■ **Stated goal**
Using the listing below, output only the lines from the one that contains "Give me the" through the one that contains "import * as", inclusive, exactly as given and without images.

....

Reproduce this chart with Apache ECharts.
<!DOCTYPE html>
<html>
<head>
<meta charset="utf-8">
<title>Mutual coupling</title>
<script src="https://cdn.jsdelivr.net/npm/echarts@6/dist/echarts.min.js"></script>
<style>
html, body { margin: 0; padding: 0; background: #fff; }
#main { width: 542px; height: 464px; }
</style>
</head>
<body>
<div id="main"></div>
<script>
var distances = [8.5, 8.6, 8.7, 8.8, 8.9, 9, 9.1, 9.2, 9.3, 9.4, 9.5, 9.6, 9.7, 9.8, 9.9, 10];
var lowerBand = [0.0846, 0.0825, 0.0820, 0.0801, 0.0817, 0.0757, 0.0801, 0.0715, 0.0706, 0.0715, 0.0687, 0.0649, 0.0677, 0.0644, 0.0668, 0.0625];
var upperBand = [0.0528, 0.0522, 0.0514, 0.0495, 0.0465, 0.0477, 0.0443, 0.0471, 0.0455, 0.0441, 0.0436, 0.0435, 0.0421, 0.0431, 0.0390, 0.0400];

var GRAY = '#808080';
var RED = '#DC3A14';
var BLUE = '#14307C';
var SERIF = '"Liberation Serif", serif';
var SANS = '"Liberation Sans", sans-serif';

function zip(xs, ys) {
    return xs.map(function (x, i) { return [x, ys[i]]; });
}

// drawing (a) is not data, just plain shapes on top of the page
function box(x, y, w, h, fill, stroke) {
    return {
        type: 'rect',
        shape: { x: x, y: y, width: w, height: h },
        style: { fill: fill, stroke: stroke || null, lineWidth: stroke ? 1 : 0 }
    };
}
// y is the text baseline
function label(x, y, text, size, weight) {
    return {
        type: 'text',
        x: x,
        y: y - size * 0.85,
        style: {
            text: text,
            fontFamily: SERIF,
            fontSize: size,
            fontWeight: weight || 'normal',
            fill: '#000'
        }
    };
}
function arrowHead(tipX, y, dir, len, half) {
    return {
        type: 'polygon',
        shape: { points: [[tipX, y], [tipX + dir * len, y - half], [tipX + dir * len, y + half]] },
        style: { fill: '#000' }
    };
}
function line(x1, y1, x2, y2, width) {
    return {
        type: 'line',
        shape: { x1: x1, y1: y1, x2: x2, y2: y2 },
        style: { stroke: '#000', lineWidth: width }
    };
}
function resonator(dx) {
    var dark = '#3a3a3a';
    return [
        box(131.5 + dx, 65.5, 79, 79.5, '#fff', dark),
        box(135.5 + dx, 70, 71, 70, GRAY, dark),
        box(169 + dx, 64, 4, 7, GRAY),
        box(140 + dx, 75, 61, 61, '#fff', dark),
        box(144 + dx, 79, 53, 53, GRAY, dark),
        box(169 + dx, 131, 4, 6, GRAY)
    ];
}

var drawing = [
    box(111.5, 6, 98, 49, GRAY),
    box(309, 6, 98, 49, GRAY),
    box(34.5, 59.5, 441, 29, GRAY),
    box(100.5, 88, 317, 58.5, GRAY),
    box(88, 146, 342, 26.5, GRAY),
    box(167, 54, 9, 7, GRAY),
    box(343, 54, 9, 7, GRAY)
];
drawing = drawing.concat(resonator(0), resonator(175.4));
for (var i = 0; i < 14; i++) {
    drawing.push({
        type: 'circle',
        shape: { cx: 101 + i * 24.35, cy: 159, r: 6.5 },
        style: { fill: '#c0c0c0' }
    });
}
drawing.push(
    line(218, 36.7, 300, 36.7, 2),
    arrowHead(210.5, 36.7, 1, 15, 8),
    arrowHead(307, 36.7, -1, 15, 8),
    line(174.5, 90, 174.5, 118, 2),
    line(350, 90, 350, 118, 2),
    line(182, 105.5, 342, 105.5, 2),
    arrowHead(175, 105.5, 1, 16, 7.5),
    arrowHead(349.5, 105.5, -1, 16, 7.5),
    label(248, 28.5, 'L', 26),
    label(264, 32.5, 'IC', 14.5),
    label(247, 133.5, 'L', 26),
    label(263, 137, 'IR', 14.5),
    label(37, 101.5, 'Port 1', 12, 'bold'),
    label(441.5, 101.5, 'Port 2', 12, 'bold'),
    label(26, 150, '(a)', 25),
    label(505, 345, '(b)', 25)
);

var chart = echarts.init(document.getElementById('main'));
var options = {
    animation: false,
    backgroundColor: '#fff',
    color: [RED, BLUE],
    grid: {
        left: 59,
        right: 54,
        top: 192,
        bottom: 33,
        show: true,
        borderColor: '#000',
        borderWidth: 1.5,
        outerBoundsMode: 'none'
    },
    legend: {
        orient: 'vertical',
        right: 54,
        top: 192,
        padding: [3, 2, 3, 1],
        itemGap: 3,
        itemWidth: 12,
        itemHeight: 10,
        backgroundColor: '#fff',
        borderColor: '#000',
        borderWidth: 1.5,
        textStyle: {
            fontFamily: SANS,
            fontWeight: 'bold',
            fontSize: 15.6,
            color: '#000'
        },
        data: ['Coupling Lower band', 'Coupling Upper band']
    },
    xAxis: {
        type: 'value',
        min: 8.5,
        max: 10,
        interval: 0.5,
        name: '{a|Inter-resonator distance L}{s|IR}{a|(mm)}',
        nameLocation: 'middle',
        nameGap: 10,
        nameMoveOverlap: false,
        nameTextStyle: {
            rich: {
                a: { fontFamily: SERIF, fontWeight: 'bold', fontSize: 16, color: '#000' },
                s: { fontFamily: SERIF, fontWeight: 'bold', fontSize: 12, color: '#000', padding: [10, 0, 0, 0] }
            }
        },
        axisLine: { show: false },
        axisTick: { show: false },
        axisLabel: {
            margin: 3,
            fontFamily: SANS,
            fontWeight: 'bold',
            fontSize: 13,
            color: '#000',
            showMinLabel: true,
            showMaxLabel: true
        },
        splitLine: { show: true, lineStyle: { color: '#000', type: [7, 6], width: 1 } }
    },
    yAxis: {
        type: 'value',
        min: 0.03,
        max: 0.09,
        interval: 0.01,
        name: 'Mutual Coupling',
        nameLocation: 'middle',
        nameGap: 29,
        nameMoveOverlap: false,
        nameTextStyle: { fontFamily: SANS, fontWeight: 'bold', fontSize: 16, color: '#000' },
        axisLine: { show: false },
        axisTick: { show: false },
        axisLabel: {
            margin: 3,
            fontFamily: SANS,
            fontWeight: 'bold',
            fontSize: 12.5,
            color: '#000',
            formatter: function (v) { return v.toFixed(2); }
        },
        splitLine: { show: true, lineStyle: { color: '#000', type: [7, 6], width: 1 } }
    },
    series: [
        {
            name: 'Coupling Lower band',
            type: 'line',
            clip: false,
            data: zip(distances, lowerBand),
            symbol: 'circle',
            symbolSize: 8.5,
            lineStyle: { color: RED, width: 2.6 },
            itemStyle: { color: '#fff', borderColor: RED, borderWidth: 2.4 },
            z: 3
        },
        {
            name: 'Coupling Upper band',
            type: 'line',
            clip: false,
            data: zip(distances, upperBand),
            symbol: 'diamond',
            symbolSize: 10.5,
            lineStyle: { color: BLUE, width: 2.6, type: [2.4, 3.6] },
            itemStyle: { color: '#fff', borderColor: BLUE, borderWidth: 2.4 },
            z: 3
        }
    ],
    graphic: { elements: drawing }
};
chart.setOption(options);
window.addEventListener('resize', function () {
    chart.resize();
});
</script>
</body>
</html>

....

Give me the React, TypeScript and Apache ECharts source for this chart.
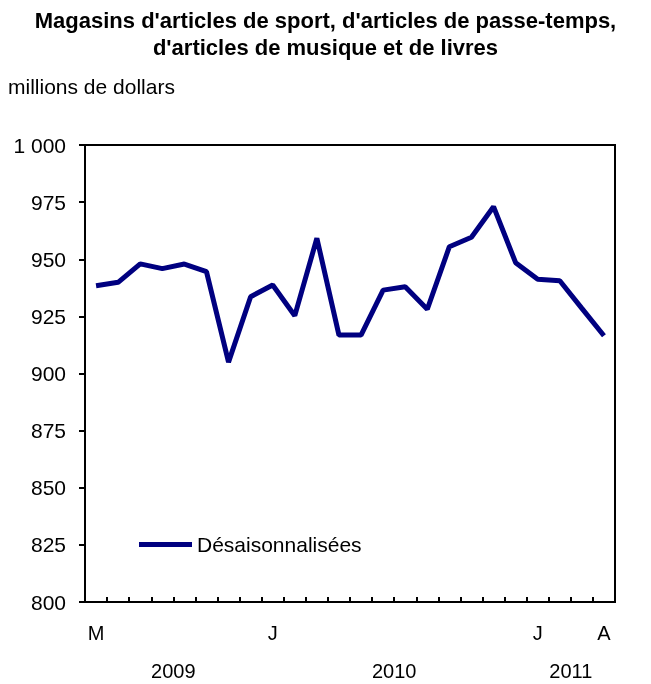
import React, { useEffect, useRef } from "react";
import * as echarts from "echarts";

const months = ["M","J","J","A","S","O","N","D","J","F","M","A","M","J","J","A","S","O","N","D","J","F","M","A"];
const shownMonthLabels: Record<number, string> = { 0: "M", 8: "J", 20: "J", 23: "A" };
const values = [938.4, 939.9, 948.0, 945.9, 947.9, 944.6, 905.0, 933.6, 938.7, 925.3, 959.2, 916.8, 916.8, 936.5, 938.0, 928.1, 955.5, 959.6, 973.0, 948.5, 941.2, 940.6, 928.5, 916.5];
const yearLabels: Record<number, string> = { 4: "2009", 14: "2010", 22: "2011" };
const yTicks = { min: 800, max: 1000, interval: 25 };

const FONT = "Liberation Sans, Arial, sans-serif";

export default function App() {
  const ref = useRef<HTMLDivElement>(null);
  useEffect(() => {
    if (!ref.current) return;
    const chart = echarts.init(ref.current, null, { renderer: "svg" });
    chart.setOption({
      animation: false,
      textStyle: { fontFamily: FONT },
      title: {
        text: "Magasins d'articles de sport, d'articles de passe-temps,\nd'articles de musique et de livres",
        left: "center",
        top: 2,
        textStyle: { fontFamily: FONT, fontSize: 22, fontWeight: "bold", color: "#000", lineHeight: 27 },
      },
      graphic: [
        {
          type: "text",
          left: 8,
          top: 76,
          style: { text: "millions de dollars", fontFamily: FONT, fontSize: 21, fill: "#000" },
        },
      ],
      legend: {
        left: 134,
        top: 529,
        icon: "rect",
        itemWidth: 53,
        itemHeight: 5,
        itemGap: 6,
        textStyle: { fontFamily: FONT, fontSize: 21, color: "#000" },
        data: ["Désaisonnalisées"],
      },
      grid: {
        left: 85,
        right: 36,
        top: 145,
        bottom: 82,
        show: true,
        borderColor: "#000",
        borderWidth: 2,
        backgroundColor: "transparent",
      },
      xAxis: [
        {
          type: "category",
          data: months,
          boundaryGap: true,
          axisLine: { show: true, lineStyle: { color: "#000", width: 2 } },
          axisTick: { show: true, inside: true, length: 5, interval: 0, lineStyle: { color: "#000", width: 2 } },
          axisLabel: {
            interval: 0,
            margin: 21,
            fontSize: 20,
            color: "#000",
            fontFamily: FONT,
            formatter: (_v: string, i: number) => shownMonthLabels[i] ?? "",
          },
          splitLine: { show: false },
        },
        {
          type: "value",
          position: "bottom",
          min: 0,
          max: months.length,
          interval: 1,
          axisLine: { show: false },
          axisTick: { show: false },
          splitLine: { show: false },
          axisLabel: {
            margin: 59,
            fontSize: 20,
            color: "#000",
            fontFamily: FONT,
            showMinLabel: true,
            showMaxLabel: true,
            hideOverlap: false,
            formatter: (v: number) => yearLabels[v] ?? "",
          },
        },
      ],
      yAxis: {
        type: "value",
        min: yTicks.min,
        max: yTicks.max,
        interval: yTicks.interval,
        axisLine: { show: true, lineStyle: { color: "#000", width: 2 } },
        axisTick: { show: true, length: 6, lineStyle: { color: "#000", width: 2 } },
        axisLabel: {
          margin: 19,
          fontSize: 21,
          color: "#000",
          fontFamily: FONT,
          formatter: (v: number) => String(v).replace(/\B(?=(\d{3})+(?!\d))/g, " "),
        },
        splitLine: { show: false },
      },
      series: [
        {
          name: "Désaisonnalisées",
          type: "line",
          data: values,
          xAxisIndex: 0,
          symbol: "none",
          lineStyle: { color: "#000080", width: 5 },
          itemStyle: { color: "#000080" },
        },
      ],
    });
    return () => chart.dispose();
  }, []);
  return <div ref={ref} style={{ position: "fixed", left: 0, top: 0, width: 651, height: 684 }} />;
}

....

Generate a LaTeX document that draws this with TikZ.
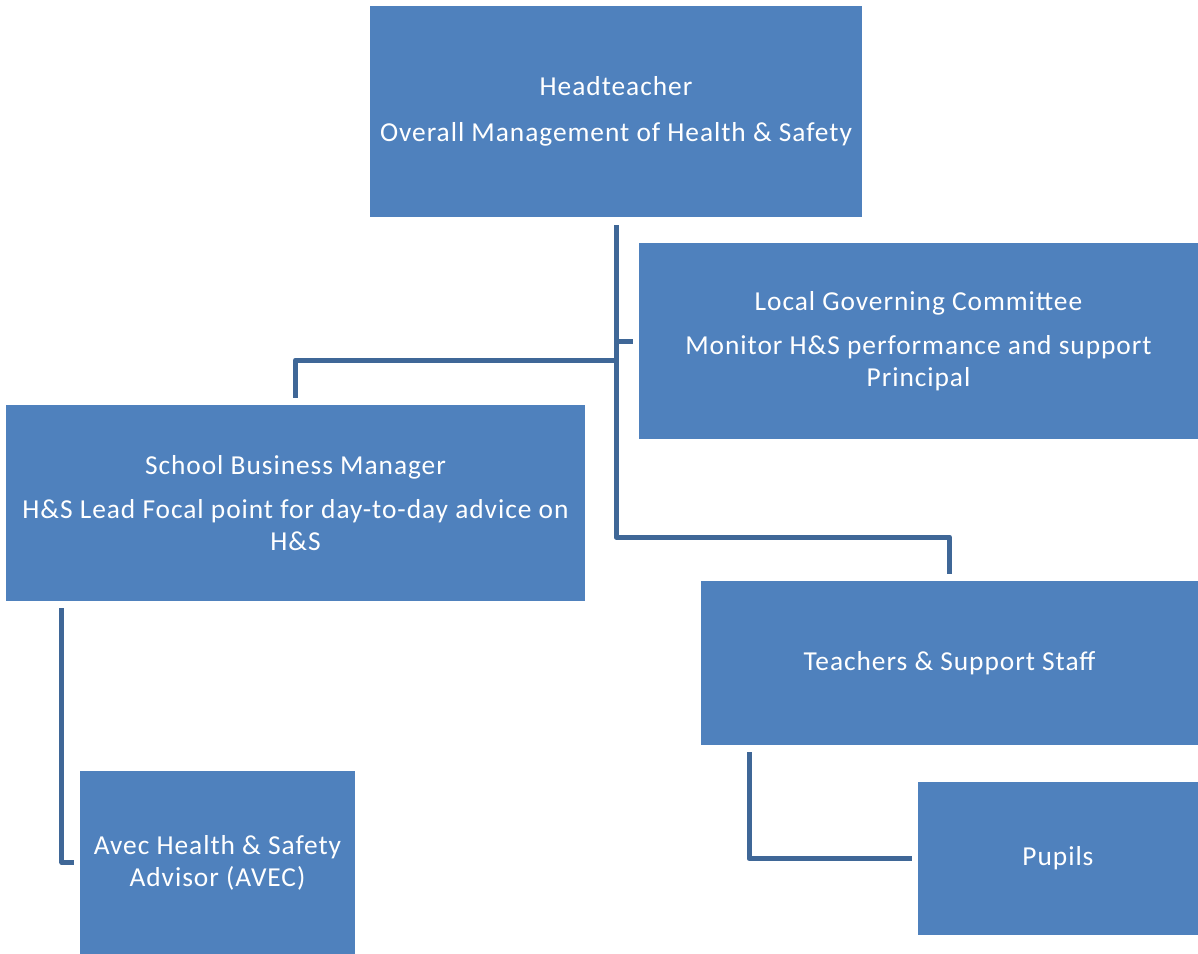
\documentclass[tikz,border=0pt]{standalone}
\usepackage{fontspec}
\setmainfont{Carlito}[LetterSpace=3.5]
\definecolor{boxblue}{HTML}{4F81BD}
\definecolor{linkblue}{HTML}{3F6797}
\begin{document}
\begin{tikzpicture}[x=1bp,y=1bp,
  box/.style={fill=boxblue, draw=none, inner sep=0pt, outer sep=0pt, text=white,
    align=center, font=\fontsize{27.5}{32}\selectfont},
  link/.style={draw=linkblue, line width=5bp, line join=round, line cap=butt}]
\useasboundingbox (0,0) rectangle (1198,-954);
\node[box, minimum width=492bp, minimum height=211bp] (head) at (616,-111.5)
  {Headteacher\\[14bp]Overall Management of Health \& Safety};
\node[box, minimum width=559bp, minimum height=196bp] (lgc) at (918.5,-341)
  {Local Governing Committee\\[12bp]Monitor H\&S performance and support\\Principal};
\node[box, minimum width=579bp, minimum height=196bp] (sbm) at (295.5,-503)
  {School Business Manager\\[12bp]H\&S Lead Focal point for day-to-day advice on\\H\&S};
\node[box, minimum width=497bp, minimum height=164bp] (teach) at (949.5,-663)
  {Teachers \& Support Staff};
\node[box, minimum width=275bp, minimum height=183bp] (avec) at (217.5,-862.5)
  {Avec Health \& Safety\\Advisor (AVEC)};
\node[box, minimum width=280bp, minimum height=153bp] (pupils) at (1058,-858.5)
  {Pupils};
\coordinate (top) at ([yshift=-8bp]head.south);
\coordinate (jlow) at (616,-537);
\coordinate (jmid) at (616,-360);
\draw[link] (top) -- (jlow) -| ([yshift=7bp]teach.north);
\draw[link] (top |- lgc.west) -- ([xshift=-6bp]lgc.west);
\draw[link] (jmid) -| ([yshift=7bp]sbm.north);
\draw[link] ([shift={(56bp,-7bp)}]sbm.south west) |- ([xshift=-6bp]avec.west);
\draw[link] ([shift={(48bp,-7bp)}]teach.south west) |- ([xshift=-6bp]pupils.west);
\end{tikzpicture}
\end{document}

....

■ **Reply**
Give me the React, TypeScript and Apache ECharts source for this chart.
import React, { useEffect, useRef } from "react";
import * as echarts from "echarts";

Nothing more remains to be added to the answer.